* _INPUT DATA_
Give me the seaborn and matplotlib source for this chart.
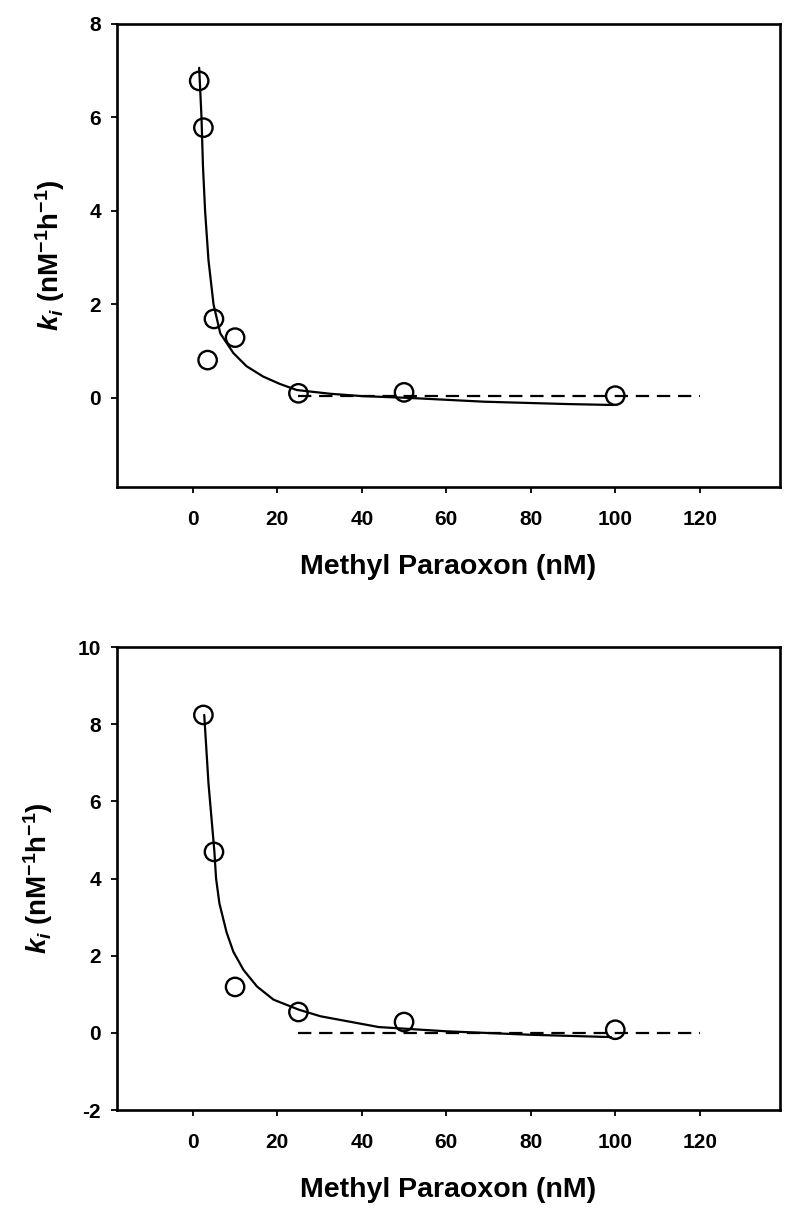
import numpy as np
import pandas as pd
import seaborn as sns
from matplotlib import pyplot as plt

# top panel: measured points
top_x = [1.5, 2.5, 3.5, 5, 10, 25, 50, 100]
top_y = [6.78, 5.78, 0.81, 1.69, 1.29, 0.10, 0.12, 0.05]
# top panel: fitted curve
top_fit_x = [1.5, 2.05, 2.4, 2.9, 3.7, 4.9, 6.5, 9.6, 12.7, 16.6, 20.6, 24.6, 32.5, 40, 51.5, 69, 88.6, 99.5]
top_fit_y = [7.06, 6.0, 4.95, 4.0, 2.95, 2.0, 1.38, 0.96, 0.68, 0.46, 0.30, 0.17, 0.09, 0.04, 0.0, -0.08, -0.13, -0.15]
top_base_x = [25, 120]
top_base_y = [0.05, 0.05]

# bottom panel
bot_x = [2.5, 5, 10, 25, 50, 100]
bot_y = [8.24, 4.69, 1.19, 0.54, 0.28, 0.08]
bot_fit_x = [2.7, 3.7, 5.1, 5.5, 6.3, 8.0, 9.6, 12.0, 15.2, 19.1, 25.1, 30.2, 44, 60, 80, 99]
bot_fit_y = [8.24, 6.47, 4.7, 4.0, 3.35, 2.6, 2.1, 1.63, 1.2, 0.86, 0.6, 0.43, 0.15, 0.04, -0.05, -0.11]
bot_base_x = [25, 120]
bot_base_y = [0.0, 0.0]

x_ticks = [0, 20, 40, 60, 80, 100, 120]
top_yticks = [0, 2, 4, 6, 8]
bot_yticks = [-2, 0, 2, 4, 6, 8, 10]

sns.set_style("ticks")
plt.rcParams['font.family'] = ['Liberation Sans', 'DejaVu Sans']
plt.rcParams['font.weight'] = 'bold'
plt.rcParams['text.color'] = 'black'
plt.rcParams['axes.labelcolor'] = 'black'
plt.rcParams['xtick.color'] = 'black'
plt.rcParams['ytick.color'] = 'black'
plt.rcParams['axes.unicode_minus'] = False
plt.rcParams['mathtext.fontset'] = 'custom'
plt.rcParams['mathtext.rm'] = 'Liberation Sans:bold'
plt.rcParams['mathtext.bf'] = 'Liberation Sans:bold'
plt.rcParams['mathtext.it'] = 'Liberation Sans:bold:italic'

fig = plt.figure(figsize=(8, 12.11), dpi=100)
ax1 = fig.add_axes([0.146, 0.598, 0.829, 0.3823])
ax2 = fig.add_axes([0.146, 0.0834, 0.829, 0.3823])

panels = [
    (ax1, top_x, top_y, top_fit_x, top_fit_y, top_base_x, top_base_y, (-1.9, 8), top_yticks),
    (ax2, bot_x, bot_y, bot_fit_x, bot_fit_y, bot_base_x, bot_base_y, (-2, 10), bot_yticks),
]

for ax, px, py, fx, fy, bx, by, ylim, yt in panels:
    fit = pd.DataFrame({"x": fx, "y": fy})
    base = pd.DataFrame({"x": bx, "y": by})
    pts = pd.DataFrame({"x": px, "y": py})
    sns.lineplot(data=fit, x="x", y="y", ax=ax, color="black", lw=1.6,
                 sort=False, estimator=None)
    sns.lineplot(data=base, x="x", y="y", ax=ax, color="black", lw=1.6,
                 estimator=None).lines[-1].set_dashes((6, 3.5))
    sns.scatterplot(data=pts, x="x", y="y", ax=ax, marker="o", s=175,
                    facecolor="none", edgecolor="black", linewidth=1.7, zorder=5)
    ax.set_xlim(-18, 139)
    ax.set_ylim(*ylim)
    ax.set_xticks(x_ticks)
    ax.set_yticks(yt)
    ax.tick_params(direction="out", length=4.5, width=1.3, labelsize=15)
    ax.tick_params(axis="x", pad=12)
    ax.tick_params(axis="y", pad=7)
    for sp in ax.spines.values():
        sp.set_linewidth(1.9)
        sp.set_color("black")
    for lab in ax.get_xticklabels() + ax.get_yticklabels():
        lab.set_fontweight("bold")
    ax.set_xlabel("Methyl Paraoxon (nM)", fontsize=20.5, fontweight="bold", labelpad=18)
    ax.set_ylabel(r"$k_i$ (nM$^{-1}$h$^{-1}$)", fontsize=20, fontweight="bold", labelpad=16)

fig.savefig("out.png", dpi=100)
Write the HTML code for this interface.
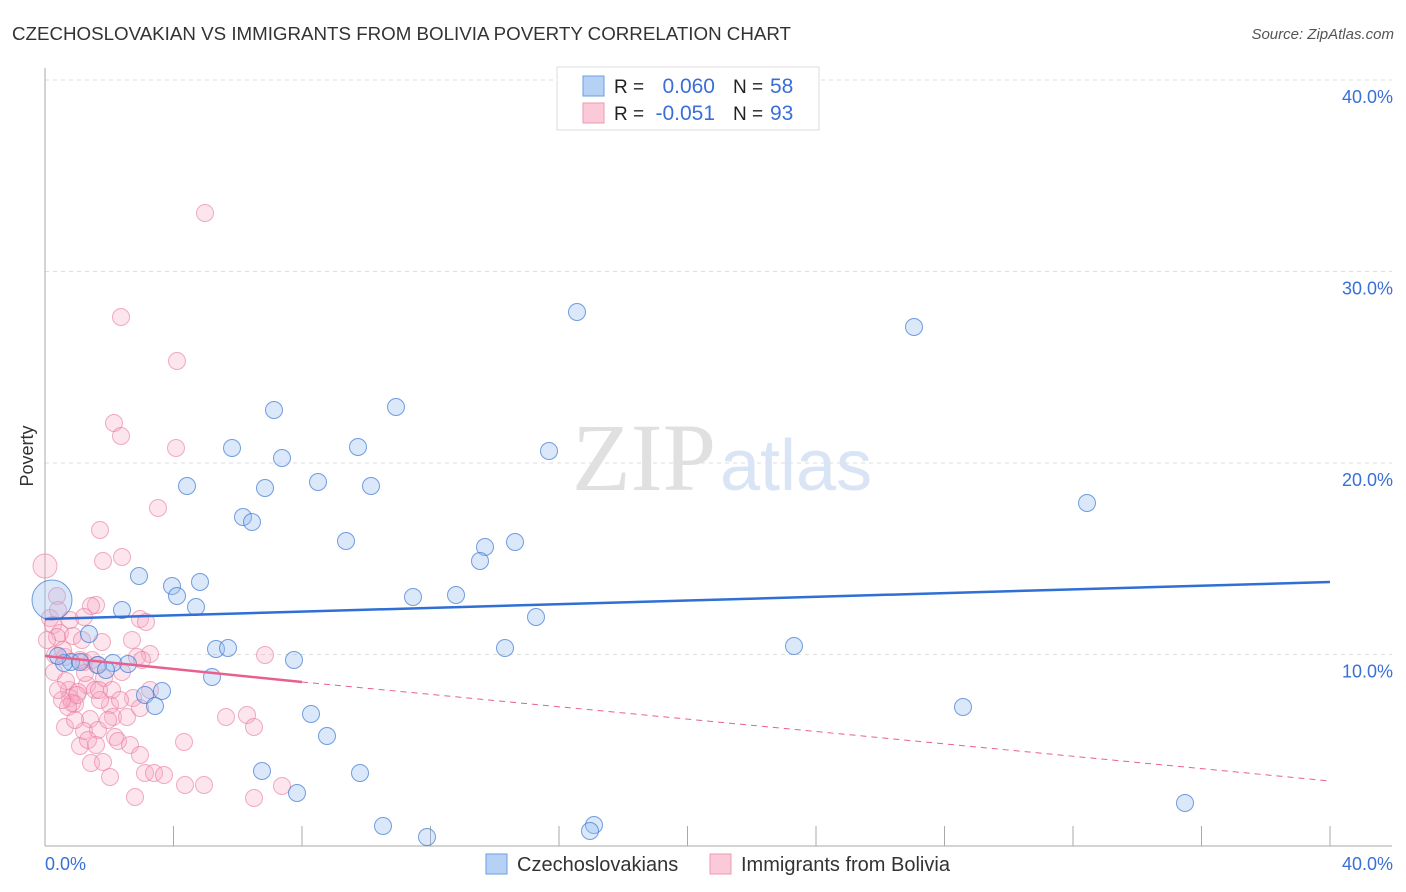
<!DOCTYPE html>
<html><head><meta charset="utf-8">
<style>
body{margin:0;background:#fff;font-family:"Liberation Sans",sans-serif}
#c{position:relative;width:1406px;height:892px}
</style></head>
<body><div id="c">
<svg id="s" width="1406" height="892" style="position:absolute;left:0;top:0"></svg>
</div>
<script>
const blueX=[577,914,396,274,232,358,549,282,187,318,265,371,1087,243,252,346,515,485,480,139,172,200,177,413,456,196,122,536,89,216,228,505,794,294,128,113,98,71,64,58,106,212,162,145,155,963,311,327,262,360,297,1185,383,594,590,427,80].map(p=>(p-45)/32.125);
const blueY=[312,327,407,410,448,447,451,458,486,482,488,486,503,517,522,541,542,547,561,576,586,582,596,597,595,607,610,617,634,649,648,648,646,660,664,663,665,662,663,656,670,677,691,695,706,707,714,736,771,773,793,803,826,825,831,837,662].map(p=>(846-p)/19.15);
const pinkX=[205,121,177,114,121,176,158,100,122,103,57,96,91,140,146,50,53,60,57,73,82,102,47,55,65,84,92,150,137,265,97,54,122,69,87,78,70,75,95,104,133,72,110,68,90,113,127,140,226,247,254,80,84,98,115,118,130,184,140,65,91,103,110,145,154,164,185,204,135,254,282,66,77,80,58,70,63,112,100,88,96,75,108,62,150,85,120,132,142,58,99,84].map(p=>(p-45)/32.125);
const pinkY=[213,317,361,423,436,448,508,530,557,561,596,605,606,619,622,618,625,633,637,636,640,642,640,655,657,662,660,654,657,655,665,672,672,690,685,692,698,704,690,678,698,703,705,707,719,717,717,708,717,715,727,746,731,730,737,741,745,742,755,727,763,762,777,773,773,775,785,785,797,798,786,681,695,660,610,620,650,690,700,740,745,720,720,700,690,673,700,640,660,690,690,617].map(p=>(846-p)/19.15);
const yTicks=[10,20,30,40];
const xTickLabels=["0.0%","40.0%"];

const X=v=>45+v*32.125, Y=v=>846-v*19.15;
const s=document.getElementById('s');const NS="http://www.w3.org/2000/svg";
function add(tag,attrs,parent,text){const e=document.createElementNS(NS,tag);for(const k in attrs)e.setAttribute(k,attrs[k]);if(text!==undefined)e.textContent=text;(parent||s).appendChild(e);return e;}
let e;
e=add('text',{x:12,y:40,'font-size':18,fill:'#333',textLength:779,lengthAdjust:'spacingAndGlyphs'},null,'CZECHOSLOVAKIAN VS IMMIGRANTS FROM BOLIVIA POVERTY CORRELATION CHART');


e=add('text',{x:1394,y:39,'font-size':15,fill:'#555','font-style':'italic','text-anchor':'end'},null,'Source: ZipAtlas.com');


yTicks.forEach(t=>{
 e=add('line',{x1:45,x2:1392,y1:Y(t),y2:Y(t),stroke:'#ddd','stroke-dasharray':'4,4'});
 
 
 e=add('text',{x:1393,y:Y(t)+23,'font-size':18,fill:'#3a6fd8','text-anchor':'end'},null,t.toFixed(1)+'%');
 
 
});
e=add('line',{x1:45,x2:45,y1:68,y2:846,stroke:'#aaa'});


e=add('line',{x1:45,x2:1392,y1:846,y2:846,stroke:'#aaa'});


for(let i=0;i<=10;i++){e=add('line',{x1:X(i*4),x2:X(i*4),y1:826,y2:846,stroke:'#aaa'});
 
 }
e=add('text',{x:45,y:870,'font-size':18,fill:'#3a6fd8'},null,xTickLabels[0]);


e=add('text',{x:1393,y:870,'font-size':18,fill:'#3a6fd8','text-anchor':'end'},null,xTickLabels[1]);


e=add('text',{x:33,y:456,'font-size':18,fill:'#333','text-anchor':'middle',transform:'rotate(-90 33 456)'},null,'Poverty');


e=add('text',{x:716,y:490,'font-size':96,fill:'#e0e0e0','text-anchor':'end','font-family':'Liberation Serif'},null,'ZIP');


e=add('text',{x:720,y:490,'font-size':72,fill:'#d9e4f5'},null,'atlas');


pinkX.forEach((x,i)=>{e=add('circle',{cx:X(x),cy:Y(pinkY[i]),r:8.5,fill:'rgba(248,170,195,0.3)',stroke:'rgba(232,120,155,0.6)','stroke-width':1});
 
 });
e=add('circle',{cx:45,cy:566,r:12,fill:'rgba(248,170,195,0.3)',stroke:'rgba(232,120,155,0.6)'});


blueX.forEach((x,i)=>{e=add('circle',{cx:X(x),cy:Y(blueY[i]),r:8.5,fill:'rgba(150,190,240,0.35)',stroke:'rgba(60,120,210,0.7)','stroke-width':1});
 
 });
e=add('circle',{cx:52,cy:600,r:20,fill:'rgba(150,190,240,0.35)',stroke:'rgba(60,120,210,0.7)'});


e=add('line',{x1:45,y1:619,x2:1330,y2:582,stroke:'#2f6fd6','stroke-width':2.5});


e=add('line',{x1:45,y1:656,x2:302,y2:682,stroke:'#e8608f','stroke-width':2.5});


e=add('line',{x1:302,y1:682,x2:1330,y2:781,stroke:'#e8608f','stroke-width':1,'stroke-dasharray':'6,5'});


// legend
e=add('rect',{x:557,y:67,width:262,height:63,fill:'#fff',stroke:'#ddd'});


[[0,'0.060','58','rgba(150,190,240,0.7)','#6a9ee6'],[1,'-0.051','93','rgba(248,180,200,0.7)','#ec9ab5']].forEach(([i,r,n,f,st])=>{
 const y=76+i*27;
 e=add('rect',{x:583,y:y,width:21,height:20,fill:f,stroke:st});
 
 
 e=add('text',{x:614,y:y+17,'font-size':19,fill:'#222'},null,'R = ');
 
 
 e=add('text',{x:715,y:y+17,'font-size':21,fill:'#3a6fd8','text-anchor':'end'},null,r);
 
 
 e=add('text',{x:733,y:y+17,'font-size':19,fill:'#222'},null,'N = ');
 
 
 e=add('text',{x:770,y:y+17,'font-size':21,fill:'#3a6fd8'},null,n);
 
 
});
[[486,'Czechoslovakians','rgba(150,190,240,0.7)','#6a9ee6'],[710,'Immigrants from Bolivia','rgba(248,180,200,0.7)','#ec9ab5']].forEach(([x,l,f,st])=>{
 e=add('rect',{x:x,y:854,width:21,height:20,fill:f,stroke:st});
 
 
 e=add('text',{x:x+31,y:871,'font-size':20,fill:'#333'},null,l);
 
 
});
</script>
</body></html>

* _WRITTEN REQUEST_
Start at the first line of the records and write out everything up to and including the line containing "bot_base_y = [0.0, 0.0]". No pictures.

* _WORKED SOLUTION_
Give me the seaborn and matplotlib source for this chart.
import numpy as np
import pandas as pd
import seaborn as sns
from matplotlib import pyplot as plt

# top panel: measured points
top_x = [1.5, 2.5, 3.5, 5, 10, 25, 50, 100]
top_y = [6.78, 5.78, 0.81, 1.69, 1.29, 0.10, 0.12, 0.05]
# top panel: fitted curve
top_fit_x = [1.5, 2.05, 2.4, 2.9, 3.7, 4.9, 6.5, 9.6, 12.7, 16.6, 20.6, 24.6, 32.5, 40, 51.5, 69, 88.6, 99.5]
top_fit_y = [7.06, 6.0, 4.95, 4.0, 2.95, 2.0, 1.38, 0.96, 0.68, 0.46, 0.30, 0.17, 0.09, 0.04, 0.0, -0.08, -0.13, -0.15]
top_base_x = [25, 120]
top_base_y = [0.05, 0.05]

# bottom panel
bot_x = [2.5, 5, 10, 25, 50, 100]
bot_y = [8.24, 4.69, 1.19, 0.54, 0.28, 0.08]
bot_fit_x = [2.7, 3.7, 5.1, 5.5, 6.3, 8.0, 9.6, 12.0, 15.2, 19.1, 25.1, 30.2, 44, 60, 80, 99]
bot_fit_y = [8.24, 6.47, 4.7, 4.0, 3.35, 2.6, 2.1, 1.63, 1.2, 0.86, 0.6, 0.43, 0.15, 0.04, -0.05, -0.11]
bot_base_x = [25, 120]
bot_base_y = [0.0, 0.0]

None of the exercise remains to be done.